For the most part this works, and the frantic pace is explained (just as the occasional cartoonish overacting is) by the surreality of Gotham. Occasionally, however, the silliness fails to feel truly frightening, and manages to be only silly. The fast pace occasionally attempts to (unsuccessfully) gloss over a fizzled plot point. When a moment of goofiness detracts from the dark, noir tone of the story a fedora-wearing cop drives up in a car borrowed from Hill Street Blues while talking on a flip phone, it reminds the viewer once again that this isn’t our own world.
When one truly becomes engrossed in Gotham however, these failing moments are lost in a sea of strange thrills. Even when over-the-top delivery is required, the actors who do deliver are top notch. No one could accuse Wong of less than a top-notch performance. Bullock (Donal Logue) and Gordon have cemented themselves as a truly effective and credible crime fighting buddy duo, largely due to the chemistry between actors Logue and McKenzie. Taylor is remarkably compelling and complex as Penguin, both in his laughing confidence and his petrified demeanor.
Sean Pertwee’s portrayal of butler Alfred Pennyworth virtually steals the show every time he appears, and the character’s arc has been truly satisfying. Over the series’ three seasons, he’s come into his own as Bruce’s strong, yet loving, foster father. Gone are the drawling, subservient performances of an ancillary Alfred; in Gotham, Alfred’s less a servant and more of a bodyguard. He fights, he quips, he teaches, and he protects. This is, of course, a partial credit to Pertwee’s pedigree: his father, Jon, famously portrayed the well-received third incarnation of Doctor on Doctor Who.
The season does keep the viewer guessing, with the biggest surprises reserved for the final few episodes. While viewers are focused on the insane and powerful escapees of the Indian Hill research facility, the Machiavellian, Illuminati-like group The Court of Owls begins to rear its head. Just as we’re focusing on The Court of Owls, something even more sinister — and, from a viewer standpoint, incredibly satisfying — rears its demon’s head.
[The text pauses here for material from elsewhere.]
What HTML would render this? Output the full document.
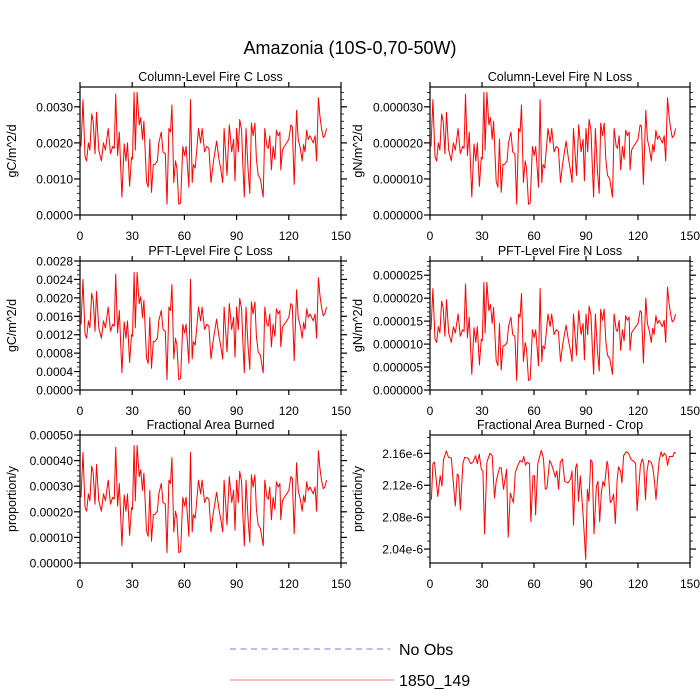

All the while, allegiances change, hands are chopped off, faces are ripped off, people are killed and brought back from the grave, and fortunes reverse at the flip of a scarred coin.
Gotham third season Blu-ray release also offers documentaries on actor-turned-director McKenzie, features on The Court of Owls and the new super-villains introduced in season three, deleted scenes, and the Gotham 2016 Comic-Con panel. While all of these are welcome, and the collection offers superior sound and video, the main attraction is still the main attraction: finally witnessing the birth of the Batman.